Sermaye medyası “AB’ye uyum yasaları” üzerinden demokratikleşme yalanlarıyla kitleleri sersemletmek için yoğun bir çaba harcadı. Artık anadilde eğitim verilecek, gösteri ve yürüyüş serbest olacak, idam kaldırılacaktı!

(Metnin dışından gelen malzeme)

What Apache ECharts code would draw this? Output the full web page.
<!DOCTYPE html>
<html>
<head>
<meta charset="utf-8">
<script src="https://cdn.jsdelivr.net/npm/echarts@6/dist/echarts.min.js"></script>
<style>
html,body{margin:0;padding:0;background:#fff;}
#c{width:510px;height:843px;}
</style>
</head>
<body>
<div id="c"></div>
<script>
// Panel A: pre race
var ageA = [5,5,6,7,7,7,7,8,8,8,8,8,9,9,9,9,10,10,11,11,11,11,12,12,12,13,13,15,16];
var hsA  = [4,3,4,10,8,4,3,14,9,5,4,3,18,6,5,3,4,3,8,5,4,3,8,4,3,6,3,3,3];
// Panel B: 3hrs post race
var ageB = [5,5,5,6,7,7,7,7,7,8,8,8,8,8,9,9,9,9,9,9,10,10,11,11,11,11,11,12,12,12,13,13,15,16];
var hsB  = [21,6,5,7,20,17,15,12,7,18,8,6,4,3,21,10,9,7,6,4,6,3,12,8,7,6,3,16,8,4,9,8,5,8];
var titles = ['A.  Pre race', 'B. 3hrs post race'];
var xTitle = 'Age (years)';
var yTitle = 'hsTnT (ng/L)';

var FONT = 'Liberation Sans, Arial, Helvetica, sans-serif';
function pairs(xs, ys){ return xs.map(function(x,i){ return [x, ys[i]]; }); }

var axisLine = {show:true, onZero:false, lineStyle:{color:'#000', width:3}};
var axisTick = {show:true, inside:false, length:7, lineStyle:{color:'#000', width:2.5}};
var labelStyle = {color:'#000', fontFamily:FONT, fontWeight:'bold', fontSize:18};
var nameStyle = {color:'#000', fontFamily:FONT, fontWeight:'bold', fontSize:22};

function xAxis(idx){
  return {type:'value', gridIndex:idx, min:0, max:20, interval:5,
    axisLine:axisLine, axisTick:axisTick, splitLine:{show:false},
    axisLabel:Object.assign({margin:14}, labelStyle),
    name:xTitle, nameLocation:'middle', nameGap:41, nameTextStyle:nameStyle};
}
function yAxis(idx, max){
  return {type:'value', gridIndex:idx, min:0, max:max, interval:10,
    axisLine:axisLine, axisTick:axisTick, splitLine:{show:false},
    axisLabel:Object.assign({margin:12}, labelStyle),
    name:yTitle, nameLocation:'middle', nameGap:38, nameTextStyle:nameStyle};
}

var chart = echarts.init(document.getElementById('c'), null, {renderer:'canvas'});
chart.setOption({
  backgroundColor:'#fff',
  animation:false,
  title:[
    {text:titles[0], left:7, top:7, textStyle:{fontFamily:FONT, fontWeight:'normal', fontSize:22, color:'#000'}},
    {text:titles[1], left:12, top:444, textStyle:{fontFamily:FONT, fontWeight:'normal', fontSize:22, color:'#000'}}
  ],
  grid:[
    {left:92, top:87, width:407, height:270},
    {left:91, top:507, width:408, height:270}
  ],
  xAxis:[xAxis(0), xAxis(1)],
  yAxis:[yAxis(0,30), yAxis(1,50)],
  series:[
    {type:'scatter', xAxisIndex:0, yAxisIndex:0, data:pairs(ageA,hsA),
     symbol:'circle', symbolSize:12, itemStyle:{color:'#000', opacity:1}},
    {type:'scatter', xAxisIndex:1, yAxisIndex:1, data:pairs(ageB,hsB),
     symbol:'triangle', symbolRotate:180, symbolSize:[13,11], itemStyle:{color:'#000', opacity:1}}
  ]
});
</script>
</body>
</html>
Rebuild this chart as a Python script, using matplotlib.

Şimdi de işkence ve devlet terörü sanki yasalardan ve bazı kötü alışkanlıklardan kaynaklanıyormuş gibi yansıtılıyor. Bu konuda yasal önlemler alınmış olmakla birlikte uygulamada aynı sorunlarla karşılaşılması yılların kazandırdığı kötü alışkanlıklardan kaynaklanıyor! Oysa işkence ve devlet terörü, sömürü sisteminin bekası için uygulanan sistematik bir olgudur. Bu yalnızca Türkiye’ye özgü bir durum da değildir. Burjuvazi koşullar uygun olduğu sürece kendi demokrasisini yaşama geçirir. Bunu devrimci muhalefeti kırmanın etkin bir silahı olarak kullanır. Ama bunu yaparken, faşizmin üstünü ince bir tülle örter. Bu yüzden burjuva demokrasisinin uygulandığı emperyalist ülkelerde de sık sık coplar ve ihtiyaç duyulduğunda silahlar kullanılır.

6 Kasım’da Ankara’da sergilenen saldırganlık “AB’ye uyum yasaları”nın nasıl bir aldatmaca olduğunu, AB emperyalizminden demokrasi beklentilerinin nasıl ham hayaller olduğunu bir kez daha gözler önüne serdi.

Öte yandan, seçim süreci boyunca MHP’nin eski saldırgan tutumunu sergilemesi, sivil faşistlerin fevri bir çıkışı değil, faşist sermaye devletinin bir politikasıdır. İstanbul Esenyurt’ta BDSP çalışanı Murat Elverişli’yi silahla yaralayan besleme faşist, daha sonra elini kolunu sallayarak MHP binasına girmiştir. Olayın hemen sonrasında gelen jandarma bu faşisti “bulamamıştır”! Dahası bir başka BDSP çalışanını gözaltına almıştır.

Körfez savaşı yakında başlayacak. Türkiye de savaşa aktif olarak girecek. Bu koşullarda devlet terörü giderek artacak ve şiddetlenecek. Sivil faşistler ise yer yer Esenyurt’ta olduğu gibi devlet himayesinde, yer yer de devlet güçleriyle birlikte terör estirecekler.

Emekçiler Ankara’da öğrenci dövülürken seslerini çıkarmasalardı, yarın aynı depoda dayak yiyenler belki de kendileri olacaklardı. Ama sessiz kalmadılar. AB uyum yasalarıyla gelen “demokrasinin” ne menem bir şey olduğunu yaşayarak gördüler ve öğrenciyi polisin elinden kurtardılar. Bu davranış işçi ve emekçilere demokrasi yalanları karşısında izlenmesi gereken yolu gösteriyor.